A senior RAAF officer told News Ltd she thought the portrayal of personnel in the advertisements was "woeful".

--------------------

Cheers,

Wes


----------



## medaid (28 Jul 2007)

Uh... Wes do you have that picture in a LARGER format? I'm thinking about setting that as my desktop  .


Okay, well I CAN see how SOME people MAY get offended... but I'm not... so giv 'er here!


----------



## AmmoTech90 (28 Jul 2007)

http://www.news.com.au/gallery/0,23607,5024610-5007150-8,00.html

Whole gallery of the posters.


----------



## Trooper Hale (28 Jul 2007)

Who cares? Honestly? The Male version is a massive, chiseled dude as well, but i'm not going to rush off and complain that he doesnt represent skinny dudes like me. Wanna know why? Because i have more important things to do, watching grass grow immediately springs to mind.
Making a big deal of this is soooo stupid. Get over it and worry about something real, rather then something thats a bit of a laugh.


----------



## TN2IC (29 Jul 2007)

Wes .. the main question is..... how do I join Royal Australian Army Dental Corps?


----------



## Trooper Hale (29 Jul 2007)

TN2IC said:
			
		

> Wes .. the main question is..... how do I join Royal Australian Army Dental Corps?

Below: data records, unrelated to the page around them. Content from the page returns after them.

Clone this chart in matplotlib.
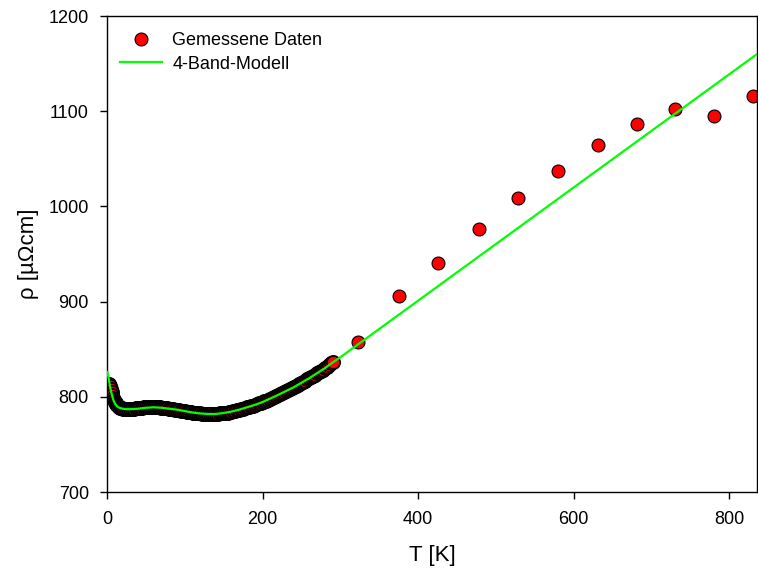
import matplotlib.pyplot as plt

plt.rcParams["font.family"] = ["Liberation Sans", "DejaVu Sans"]

# Messdaten, Tieftemperaturbereich (dicht gemessen)
t_low = [2, 3, 4, 5, 6, 7, 8, 9, 10, 11, 12, 13, 14, 15, 16, 17, 18, 19,
         20, 22.5, 25, 27.5, 30, 32.5, 35, 37.5, 40, 42.5, 45, 47.5, 50, 52.5,
         55, 57.5, 60, 62.5, 65, 67.5, 70, 72.5, 75, 77.5, 80, 82.5, 85, 87.5,
         90, 92.5, 95, 97.5, 100, 102.5, 105, 107.5, 110, 112.5, 115, 117.5,
         120, 122.5, 125, 127.5, 130, 132.5, 135, 137.5, 140, 142.5, 145, 147.5,
         150, 152.5, 155, 157.5, 160, 162.5, 165, 167.5, 170, 172.5, 175, 177.5,
         180, 182.5, 185, 187.5, 190, 192.5, 195, 197.5, 200, 202.5, 205, 207.5,
         210, 212.5, 215, 217.5, 220, 222.5, 225, 227.5, 230, 232.5, 235, 237.5,
         240, 242.5, 245, 247.5, 250, 252.5, 255, 257.5, 260, 262.5, 265, 267.5,
         270, 272.5, 275, 277.5, 280, 282.5, 285, 287.5, 290]
rho_low = [812, 813, 811, 808, 805, 802, 799, 797, 795, 793.5, 792, 791, 790,
           789.5, 789, 788.5, 788, 787.8,
           787.5, 787.2, 787, 787, 787, 787.2, 787.5, 787.8, 788, 788.3, 788.5,
           788.8, 789, 789, 789, 789, 789, 789, 789, 788.8, 788.5, 788.2, 788,
           787.8, 787.5, 787.2, 787, 786.5, 786, 785.8, 785.5, 785.2, 785, 784.5,
           784, 783.8, 783.5, 783.2, 783, 782.8, 782.5, 782.2, 782, 782, 782, 782,
           782, 782, 782, 782, 782.5, 782.8, 783, 783.2, 783.5, 784, 784.5, 785,
           785.5, 786, 786.5, 787, 787.5, 788.2, 789, 789.5, 790, 790.8, 791.5,
           792.2, 793, 793.8, 794.5, 795.2, 796, 797, 798, 799, 800, 801, 802,
           803, 804, 805, 806, 807, 808, 809, 810, 811, 812, 813.2, 814.5, 815.8,
           817, 818.2, 819.5, 820.8, 822, 823.2, 824.5, 825.8, 827, 828.5, 830,
           831.5, 833, 835, 837]

# Messdaten, Hochtemperaturbereich
t_high = [323, 375, 426, 478, 529, 580, 631, 681, 731, 781, 831]
rho_high = [858, 906, 941, 976, 1009, 1037, 1064, 1087, 1102, 1095, 1116]

# 4-Band-Modell
t_fit = [0.5, 2, 4, 6, 8, 10, 13, 16, 20, 25, 30, 40, 50, 60, 70, 80, 90, 100,
         110, 120, 130, 140, 150, 160, 170, 180, 190, 200, 220, 240, 260, 280,
         290, 300, 836]
rho_fit = [826, 820, 810, 803, 797, 793, 790, 788.5, 787.5, 787, 787, 787.5,
           788.5, 789, 788.5, 787.5, 786.5, 785, 783.5, 782.5, 782, 782, 783,
           784.5, 786.5, 789, 791.5, 794.5, 802, 810, 819.5, 830, 836, 841.5, 1160]

fig = plt.figure(figsize=(7.58, 5.76), dpi=100)
ax = fig.add_axes([0.1412, 0.1458, 0.8575, 0.8264])

ax.plot(t_low, rho_low, "o", color="red", markeredgecolor="black",
        markeredgewidth=1.3, markersize=9.5, zorder=2)
ax.plot(t_high, rho_high, "o", color="red", markeredgecolor="black",
        markeredgewidth=0.8, markersize=9.3, zorder=2, label="Gemessene Daten")
ax.plot(t_fit, rho_fit, color="#00ff00", linewidth=1.6, zorder=3,
        label="4-Band-Modell")

ax.set_xlim(0, 836)
ax.set_ylim(700, 1200)
ax.set_xticks([0, 200, 400, 600, 800])
ax.set_yticks([700, 800, 900, 1000, 1100, 1200])
ax.tick_params(direction="out", length=5, width=1, labelsize=13,
               top=False, right=False)
ax.tick_params(axis="x", pad=9)
ax.tick_params(axis="y", pad=8)
for s in ax.spines.values():
    s.set_linewidth(1)

ax.set_xlabel("T [K]", fontsize=16, labelpad=12)
ax.set_ylabel("ρ [µΩcm]", fontsize=16, labelpad=7)

ax.legend(loc="upper left", frameon=False, fontsize=13, handlelength=2.3,
          handletextpad=0.6, labelspacing=0.35, borderaxespad=0.5,
          bbox_to_anchor=(-0.005, 1.0))

fig.savefig("out.png", dpi=100)
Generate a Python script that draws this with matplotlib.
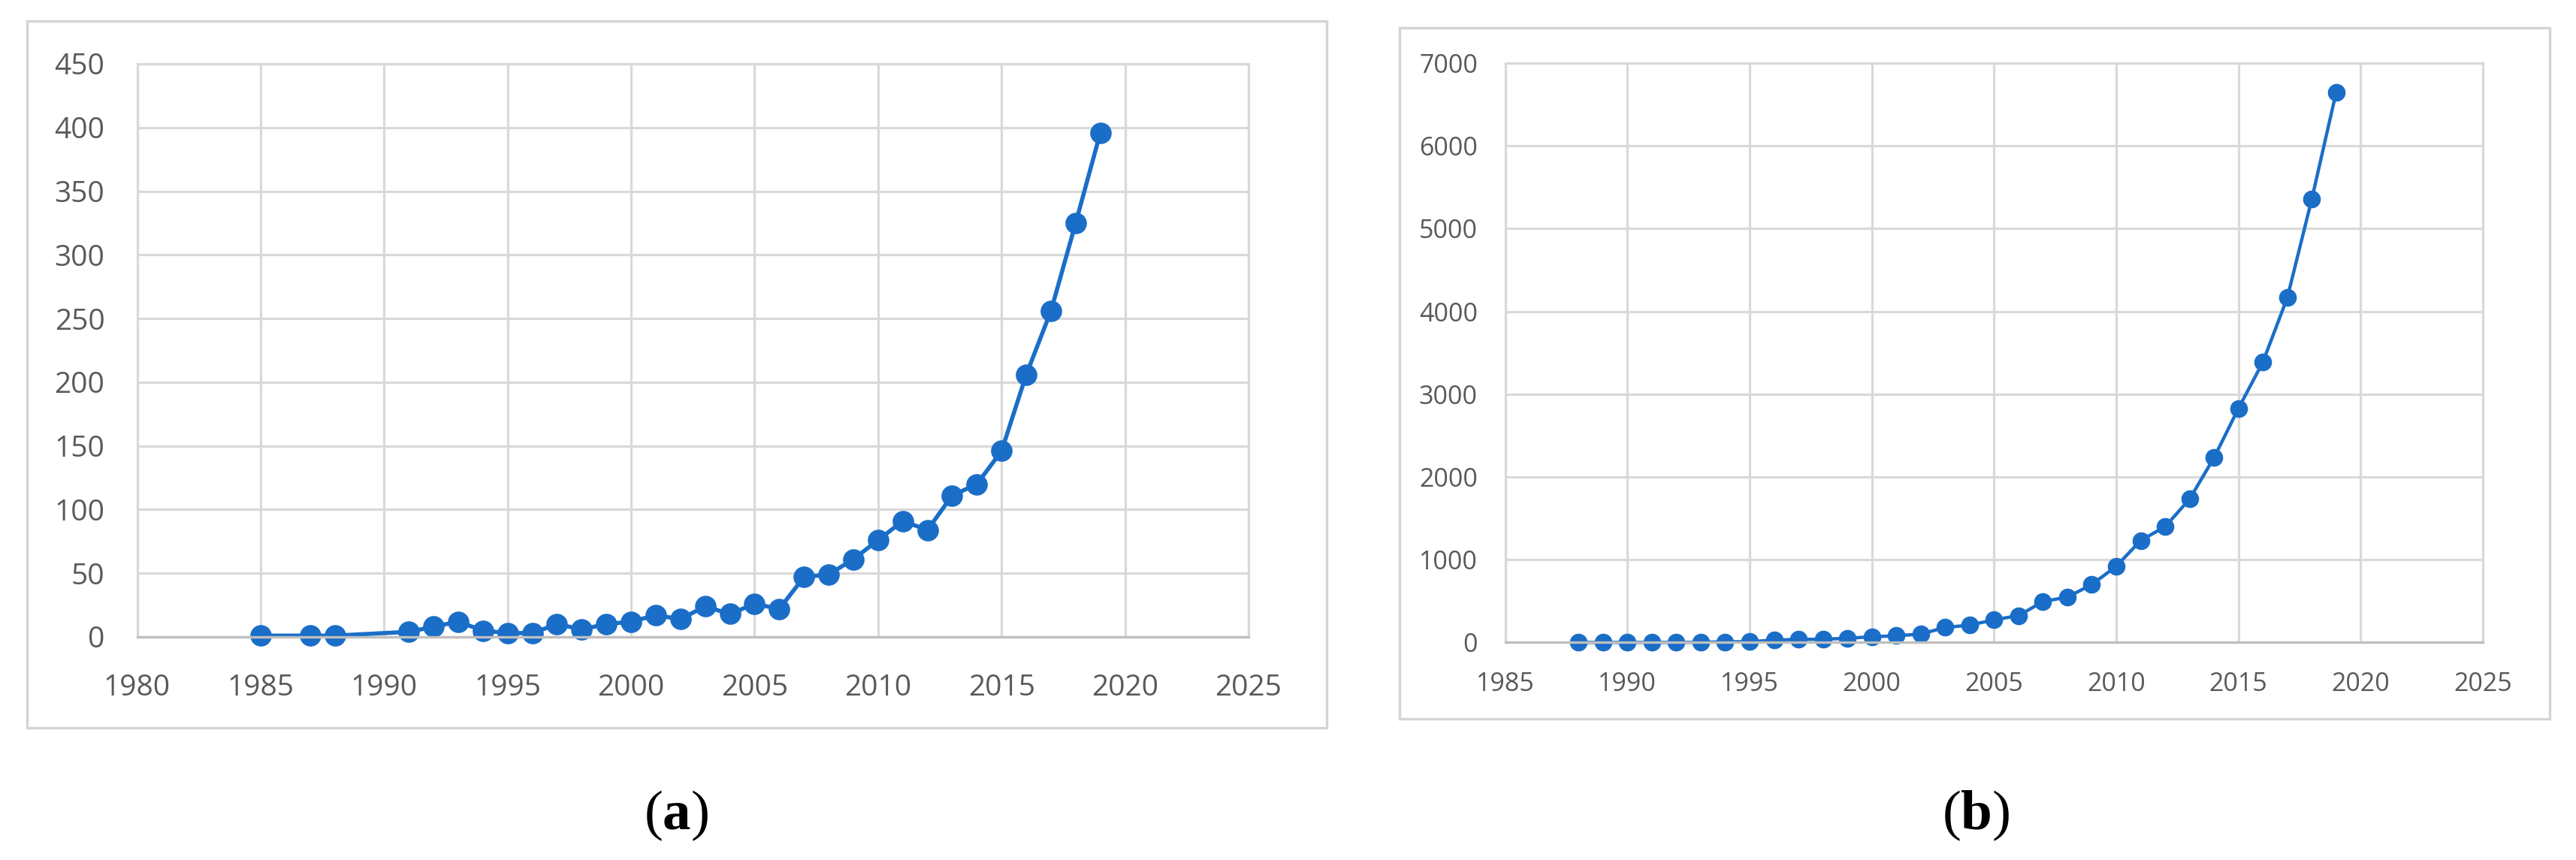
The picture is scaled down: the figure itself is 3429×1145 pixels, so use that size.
import matplotlib
matplotlib.use('Agg')
import matplotlib.pyplot as plt
from matplotlib.patches import Rectangle

# data
years_a = [1985, 1987, 1988, 1991, 1992, 1993, 1994, 1995, 1996, 1997, 1998, 1999, 2000,
           2001, 2002, 2003, 2004, 2005, 2006, 2007, 2008, 2009, 2010, 2011, 2012, 2013,
           2014, 2015, 2016, 2017, 2018, 2019]
count_a = [1, 1, 1, 4, 8, 12, 5, 3, 3, 10, 6, 10, 12, 17, 14, 24, 18, 26, 22, 47, 49, 61,
           76, 91, 84, 111, 120, 146, 206, 256, 325, 396]

years_b = [1988, 1989, 1990, 1991, 1992, 1993, 1994, 1995, 1996, 1997, 1998, 1999, 2000,
           2001, 2002, 2003, 2004, 2005, 2006, 2007, 2008, 2009, 2010, 2011, 2012, 2013,
           2014, 2015, 2016, 2017, 2018, 2019]
count_b = [2, 2, 2, 2, 2, 3, 9, 10, 30, 38, 40, 52, 70, 82, 102, 183, 210, 275, 325, 495,
           550, 700, 922, 1233, 1400, 1733, 2233, 2828, 3389, 4167, 5356, 6650]

xticks_a = [1980, 1985, 1990, 1995, 2000, 2005, 2010, 2015, 2020, 2025]
yticks_a = [0, 50, 100, 150, 200, 250, 300, 350, 400, 450]
xticks_b = [1985, 1990, 1995, 2000, 2005, 2010, 2015, 2020, 2025]
yticks_b = [0, 1000, 2000, 3000, 4000, 5000, 6000, 7000]

blue = '#1a6ec8'
grid_c = '#d9d9d9'
text_c = '#595959'

plt.rcParams['font.family'] = ['Open Sans', 'DejaVu Sans']
plt.rcParams['mathtext.fontset'] = 'custom'
plt.rcParams['mathtext.rm'] = 'Liberation Serif'
plt.rcParams['mathtext.bf'] = 'Liberation Serif:bold'

fig = plt.figure(figsize=(34.3, 11.45), dpi=100)

# outer chart frames (Excel style)
fig.patches.append(Rectangle((0.0105, 0.1537), 0.5044, 0.8218, transform=fig.transFigure,
                             fill=False, edgecolor='#d4d4d4', linewidth=2.4, zorder=0))
fig.patches.append(Rectangle((0.5431, 0.1642), 0.4464, 0.8035, transform=fig.transFigure,
                             fill=False, edgecolor='#d4d4d4', linewidth=2.4, zorder=0))


def style_axes(ax, xt, yt, fs, xpad, ypad):
    ax.set_xticks(xt)
    ax.set_yticks(yt)
    ax.set_xlim(xt[0], xt[-1])
    ax.set_ylim(yt[0], yt[-1])
    ax.grid(True, color=grid_c, linewidth=2.3)
    ax.set_axisbelow(True)
    for s in ['top', 'right', 'left']:
        ax.spines[s].set_color(grid_c)
        ax.spines[s].set_linewidth(2.3)
    ax.spines['bottom'].set_color('#bfbfbf')
    ax.spines['bottom'].set_linewidth(2.4)
    ax.tick_params(axis='both', length=0, labelsize=fs, colors=text_c)
    ax.tick_params(axis='x', pad=xpad)
    ax.tick_params(axis='y', pad=ypad)


# (a)
ax1 = fig.add_axes([0.05321, 0.25939, 0.43134, 0.66638])
ax1.plot(years_a, count_a, color=blue, linewidth=4.0, marker='o', markersize=19.6,
         markerfacecolor=blue, markeredgecolor=blue, clip_on=False)
style_axes(ax1, xticks_a, yticks_a, 28, 35, 31)

# (b)
ax2 = fig.add_axes([0.58417, 0.25284, 0.37939, 0.67380])
ax2.plot(years_b, count_b, color=blue, linewidth=3.2, marker='o', markersize=16,
         markerfacecolor=blue, markeredgecolor=blue, clip_on=False)
style_axes(ax2, xticks_b, yticks_b, 24.5, 28, 26.5)

fig.text(0.2624, 0.0524, r'$(\mathbf{a})$', fontsize=54, ha='center', va='center')
fig.text(0.7668, 0.0524, r'$(\mathbf{b})$', fontsize=54, ha='center', va='center')

fig.savefig('out.png', dpi=100, facecolor='white')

Silicone, lots of silicone...


----------



## TN2IC (29 Jul 2007)

Hale... where do I sign up?


----------



## Benny (29 Jul 2007)

I got aood giggle reading that in the weekend paper. Supposed to be lara croft inspired. Given that the army now uses promo girls to do recruiting, this aint a big thing.


----------



## medaid (30 Jul 2007)

they use promo girls?! Maybe that's where WE are going wrong! We're not using Promo girls! Damnations! It'll be included in my recruiting plan for next year!!  ;D


Hire me a bunch o'promo girls I say. Send them forth to bars, clubs and other drinki9ng establishment where fool hardy young men AND women hang out. Have the promo girls bat their eye lashes at these intoxicated, hormone strung young men and tell them that it has always been their dreams to date strong, muscular service men. Then turn around and tell the young women that they should kick their male counterpart's ass and join the CF because the young men were mouthing off about the  'weaker' gender.


MUAHAHAHA I can see it working beautifully


----------



## Benny (30 Jul 2007)

MedTech said:
			
		

> they use promo girls?!



Yep. Was talking to one on saturday, I thought it a little unusual, as there were about 15 of us already manning the recruiting stand.
Still, no complaints here!


----------



## Trooper Hale (30 Jul 2007)

No complaints here either! Staring at "Camilla" was...it was...words just cant describe it. I love her.
Its good, the promo people direct people to us, we tell them some stories about our jobs and then direct them to Defence Force recruiting staff....and we stare at the female promo girls which helps break up the boredom!


----------



## Benny (30 Jul 2007)

the models on that catwalk were rather nice too...


----------



## 1feral1 (30 Jul 2007)

Heard on the news today that the entire campaign was scrapped.

All this over cartoons  : . At least there has not been any burning efigies, or death threats, ha!


Cheers,

Wes


----------